**SUPPLIED MATERIAL**
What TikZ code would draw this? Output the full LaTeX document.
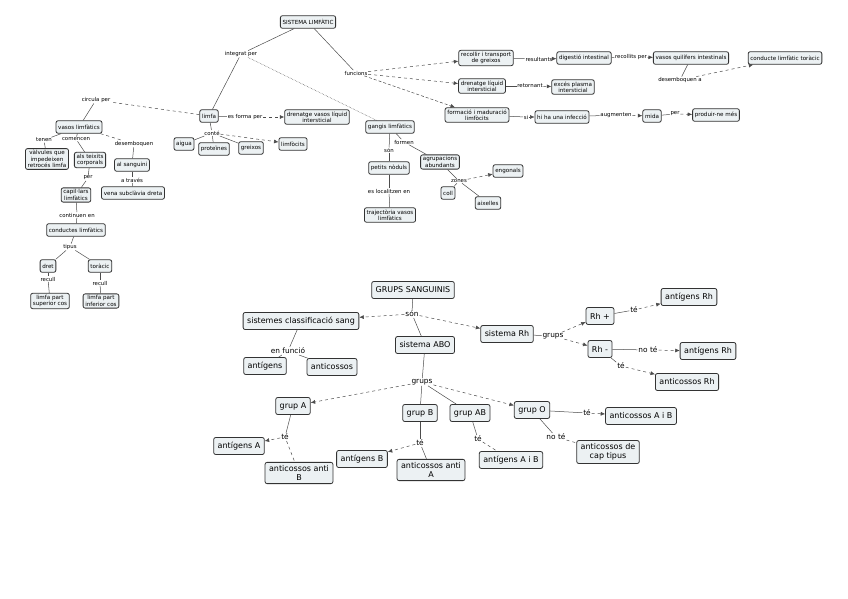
\documentclass[tikz,border=0pt]{standalone}
\usepackage{fontspec}
\setmainfont{DejaVu Sans}
\usetikzlibrary{arrows.meta}
\definecolor{cmfill}{RGB}{236,241,243}
\begin{document}
\begin{tikzpicture}[
    x=1pt, y=-1pt,
    concept/.style={draw=black!80, line width=0.8pt, fill=cmfill, rounded corners=2pt,
      inner xsep=2.2pt, inner ysep=1.8pt, minimum height=12.5pt, align=center, font=\fontsize{5.6}{6.3}\selectfont},
    bigconcept/.style={concept, inner xsep=4pt, inner ysep=3pt, minimum height=17pt, font=\fontsize{8}{9.2}\selectfont},
    lbl/.style={inner sep=0.6pt, fill=white, font=\fontsize{5.4}{6.2}\selectfont},
    biglbl/.style={inner sep=0.8pt, fill=white, font=\fontsize{7.4}{8.4}\selectfont},
    link/.style={black!70, line width=0.5pt},
    dlink/.style={link, dashed},
    arr/.style={link, dashed, -{Latex[length=4.5pt,width=4pt]}}
  ]
  \useasboundingbox (0,0) rectangle (848,599);

  % Sistema limfatic: top and functions
  \node[concept] (sl) at (308,22) {SISTEMA LIMFÀTIC};
  \node[lbl] (integ) at (241,54) {integrat per};
  \node[lbl] (func) at (356,73) {funcions};
  \node[concept] (recollir) at (486,58) {recollir i transport\\de greixos};
  \node[lbl] (resul) at (539,59) {resultants};
  \node[concept] (digest) at (584,58) {digestió intestinal};
  \node[lbl] (recpe) at (631,57) {recollits per};
  \node[concept] (quil) at (691,58) {vasos quilífers intestinals};
  \node[lbl] (desemb) at (680,80) {desemboquen a};
  \node[concept] (conducte) at (785,58) {conducte limfàtic toràcic};
  \node[concept] (dren) at (482,86) {drenatge líquid\\intersticial};
  \node[lbl] (retorn) at (530,86) {retornant};
  \node[concept] (exces) at (573,87) {excés plasma\\intersticial};
  \node[concept] (formac) at (477,115) {formació i maduració\\limfòcits};
  \node[lbl] (si) at (526,117) {si};
  \node[concept] (infec) at (562,117) {hi ha una infecció};
  \node[lbl] (augm) at (616,115) {augmenten};
  \node[concept] (mida) at (652,116) {mida};
  \node[lbl] (per) at (675,114) {per};
  \node[concept] (produir) at (716,115) {produir-ne més};

  % Limfa
  \node[concept] (limfa) at (209,116) {limfa};
  \node[lbl] (esforma) at (245,117) {es forma per};
  \node[concept] (drenv) at (317,117) {drenatge vasos líquid\\intersticial};
  \node[lbl] (conte) at (212,133) {conté};
  \node[concept] (aigua) at (184,144) {aigua};
  \node[concept] (prot) at (214,149) {proteïnes};
  \node[concept] (greix) at (251,148) {greixos};
  \node[concept] (limfoc) at (293,144) {limfòcits};

  % Vasos limfatics
  \node[lbl] (circ) at (96,100) {circula per};
  \node[concept] (vasos) at (79,127) {vasos limfàtics};
  \node[lbl] (tenen) at (44,140) {tenen};
  \node[lbl] (comen) at (76,139) {comencen};
  \node[lbl] (desq) at (134,144) {desemboquen};
  \node[concept] (valv) at (47,159) {vàlvules que\\impedeixen\\retrocés limfa};
  \node[concept] (teix) at (90,160) {als teixits\\corporals};
  \node[concept] (sang) at (132,165) {al sanguini};
  \node[lbl] (per2) at (88,178) {per};
  \node[lbl] (atrav) at (132,180) {a través};
  \node[concept] (capil) at (76,195) {capil·lars\\limfàtics};
  \node[concept] (vena) at (133,193) {vena subclàvia dreta};
  \node[lbl] (cont) at (77,215) {continuen en};
  \node[concept] (condl) at (76,230) {conductes limfàtics};
  \node[lbl] (tipus) at (70,247) {tipus};
  \node[concept] (dret) at (48,266) {dret};
  \node[concept] (torac) at (100,266) {toràcic};
  \node[lbl] (rec1) at (48,279) {recull};
  \node[lbl] (rec2) at (100,283) {recull};
  \node[concept] (sup) at (50,301) {limfa part\\superior cos};
  \node[concept] (inf) at (101,301) {limfa part\\inferior cos};

  % Gangis limfatics
  \node[concept] (gangl) at (390,127) {gangis limfàtics};
  \node[lbl] (formen) at (404,142) {formen};
  \node[lbl] (son) at (389,150) {són};
  \node[concept] (nodul) at (389,168) {petits nòduls};
  \node[lbl] (local) at (389,191) {es localitzen en};
  \node[concept] (traj) at (390,215) {trajectòria vasos\\limfàtics};
  \node[concept] (agrup) at (440,162) {agrupacions\\abundants};
  \node[lbl] (zones) at (459,181) {zones};
  \node[concept] (engon) at (508,171) {engonals};
  \node[concept] (coll) at (448,193) {coll};
  \node[concept] (aix) at (488,203) {aixelles};

  \draw[link] (sl) -- (integ);
  \draw[link] (sl) -- (func);
  \draw[link] (integ) -- (limfa);
  \draw[link, densely dotted] (integ) -- (gangl);
  \draw[arr] (func) -- (recollir);
  \draw[arr] (func) -- (dren);
  \draw[arr, densely dashed] (func) -- (formac);
  \draw[link] (recollir) -- (resul);
  \draw[arr] (resul) -- (digest);
  \draw[link] (digest) -- (recpe);
  \draw[arr] (recpe) -- (quil);
  \draw[link] (quil) -- (desemb);
  \draw[arr] (desemb) -- (conducte);
  \draw[link] (dren) -- (retorn);
  \draw[arr] (retorn) -- (exces);
  \draw[link] (formac) -- (si);
  \draw[arr] (si) -- (infec);
  \draw[link] (infec) -- (augm);
  \draw[arr] (augm) -- (mida);
  \draw[link] (mida) -- (per);
  \draw[arr] (per) -- (produir);

  \draw[link] (limfa) -- (esforma);
  \draw[arr] (esforma) -- (drenv);
  \draw[link] (limfa) -- (conte);
  \draw[link] (conte) -- (aigua);
  \draw[link] (conte) -- (prot);
  \draw[link] (conte) -- (greix);
  \draw[arr] (conte) -- (limfoc);
  \draw[dlink] (limfa) -- (circ);
  \draw[link] (circ) -- (vasos);

  \draw[link] (vasos) -- (tenen);
  \draw[link] (tenen) -- (valv);
  \draw[link] (vasos) -- (comen);
  \draw[link] (comen) -- (teix);
  \draw[dlink] (vasos) -- (desq);
  \draw[link] (desq) -- (sang);
  \draw[link] (teix) -- (per2);
  \draw[link] (per2) -- (capil);
  \draw[link] (sang) -- (atrav);
  \draw[link] (atrav) -- (vena);
  \draw[link] (capil) -- (cont);
  \draw[link] (cont) -- (condl);
  \draw[link] (condl) -- (tipus);
  \draw[link] (tipus) -- (dret);
  \draw[link] (tipus) -- (torac);
  \draw[link] (dret) -- (rec1);
  \draw[link] (rec1) -- (sup);
  \draw[link] (torac) -- (rec2);
  \draw[link] (rec2) -- (inf);

  \draw[link] (gangl) -- (son);
  \draw[link] (son) -- (nodul);
  \draw[link] (nodul) -- (local);
  \draw[link] (local) -- (traj);
  \draw[link] (gangl) -- (formen);
  \draw[link] (formen) -- (agrup);
  \draw[link] (agrup) -- (zones);
  \draw[arr] (zones) -- (engon);
  \draw[link] (zones) -- (coll);
  \draw[link] (zones) -- (aix);

  % Grups sanguinis
  \node[bigconcept] (gs) at (413,290) {GRUPS SANGUINIS};
  \node[biglbl] (son2) at (412,314) {són};
  \node[bigconcept] (scs) at (301,321) {sistemes classificació sang};
  \node[bigconcept] (abo) at (425,345) {sistema ABO};
  \node[bigconcept] (rh) at (507,334) {sistema Rh};
  \node[biglbl] (grh) at (553,336) {grups};
  \node[bigconcept] (rhp) at (600,316) {Rh +};
  \node[bigconcept] (rhm) at (600,349) {Rh -};
  \node[biglbl] (te1) at (634,310) {té};
  \node[bigconcept] (agrh1) at (689,297) {antígens Rh};
  \node[biglbl] (note1) at (648,350) {no té};
  \node[bigconcept] (agrh2) at (708,351) {antígens Rh};
  \node[biglbl] (te2) at (621,366) {té};
  \node[bigconcept] (acrh) at (687,382) {anticossos Rh};
  \node[biglbl] (enf) at (288,351) {en funció};
  \node[bigconcept] (ag) at (265,366) {antígens};
  \node[bigconcept] (ac) at (332,367) {anticossos};

  \node[biglbl] (gabo) at (422,382) {grups};
  \node[bigconcept] (ga) at (293,406) {grup A};
  \node[bigconcept] (gb) at (420,413) {grup B};
  \node[bigconcept] (gab) at (470,413) {grup AB};
  \node[bigconcept] (go) at (532,410) {grup O};
  \node[biglbl] (teA) at (285,437) {té};
  \node[bigconcept] (agA) at (239,446) {antígens A};
  \node[bigconcept] (acB) at (299,473) {anticossos anti\\B};
  \node[biglbl] (teB) at (420,443) {té};
  \node[bigconcept] (agB) at (362,459) {antígens\,\,B};
  \node[bigconcept] (acA) at (431,470) {anticossos anti\\A};
  \node[biglbl] (teAB) at (478,439) {té};
  \node[bigconcept] (agAB) at (511,460) {antígens A i B};
  \node[biglbl] (teO) at (587,413) {té};
  \node[bigconcept] (acAB) at (641,416) {anticossos A i B};
  \node[biglbl] (noteO) at (556,437) {no té};
  \node[bigconcept] (accap) at (608,452) {anticossos de\\cap tipus};

  \draw[link] (gs) -- (son2);
  \draw[arr] (son2) -- (scs);
  \draw[arr] (son2) -- (rh);
  \draw[link] (son2) -- (abo);
  \draw[link] (scs) -- (enf);
  \draw[link] (enf) -- (ag);
  \draw[link] (enf) -- (ac);
  \draw[link] (rh) -- (grh);
  \draw[arr] (grh) -- (rhp);
  \draw[arr] (grh) -- (rhm);
  \draw[link] (rhp) -- (te1);
  \draw[arr] (te1) -- (agrh1);
  \draw[link] (rhm) -- (note1);
  \draw[arr] (note1) -- (agrh2);
  \draw[link] (rhm) -- (te2);
  \draw[arr] (te2) -- (acrh);

  \draw[link] (abo) -- (gabo);
  \draw[arr] (gabo) -- (ga);
  \draw[link] (gabo) -- (gb);
  \draw[link] (gabo) -- (gab);
  \draw[arr] (gabo) -- (go);
  \draw[link] (ga) -- (teA);
  \draw[arr] (teA) -- (agA);
  \draw[dlink] (teA) -- (acB);
  \draw[link] (gb) -- (teB);
  \draw[arr] (teB) -- (agB);
  \draw[link] (teB) -- (acA);
  \draw[link] (gab) -- (teAB);
  \draw[dlink] (teAB) -- (agAB);
  \draw[link] (go) -- (teO);
  \draw[arr] (teO) -- (acAB);
  \draw[link] (go) -- (noteO);
  \draw[dlink] (noteO) -- (accap);
\end{tikzpicture}
\end{document}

**DO THIS**
Transcribe the opening line of the listing above, please, and every line after it through the line with "(0,0) rectangle (848,599);", word for word, without pictures.

**IN RESPONSE**
What TikZ code would draw this? Output the full LaTeX document.
\documentclass[tikz,border=0pt]{standalone}
\usepackage{fontspec}
\setmainfont{DejaVu Sans}
\usetikzlibrary{arrows.meta}
\definecolor{cmfill}{RGB}{236,241,243}
\begin{document}
\begin{tikzpicture}[
    x=1pt, y=-1pt,
    concept/.style={draw=black!80, line width=0.8pt, fill=cmfill, rounded corners=2pt,
      inner xsep=2.2pt, inner ysep=1.8pt, minimum height=12.5pt, align=center, font=\fontsize{5.6}{6.3}\selectfont},
    bigconcept/.style={concept, inner xsep=4pt, inner ysep=3pt, minimum height=17pt, font=\fontsize{8}{9.2}\selectfont},
    lbl/.style={inner sep=0.6pt, fill=white, font=\fontsize{5.4}{6.2}\selectfont},
    biglbl/.style={inner sep=0.8pt, fill=white, font=\fontsize{7.4}{8.4}\selectfont},
    link/.style={black!70, line width=0.5pt},
    dlink/.style={link, dashed},
    arr/.style={link, dashed, -{Latex[length=4.5pt,width=4pt]}}
  ]
  \useasboundingbox (0,0) rectangle (848,599);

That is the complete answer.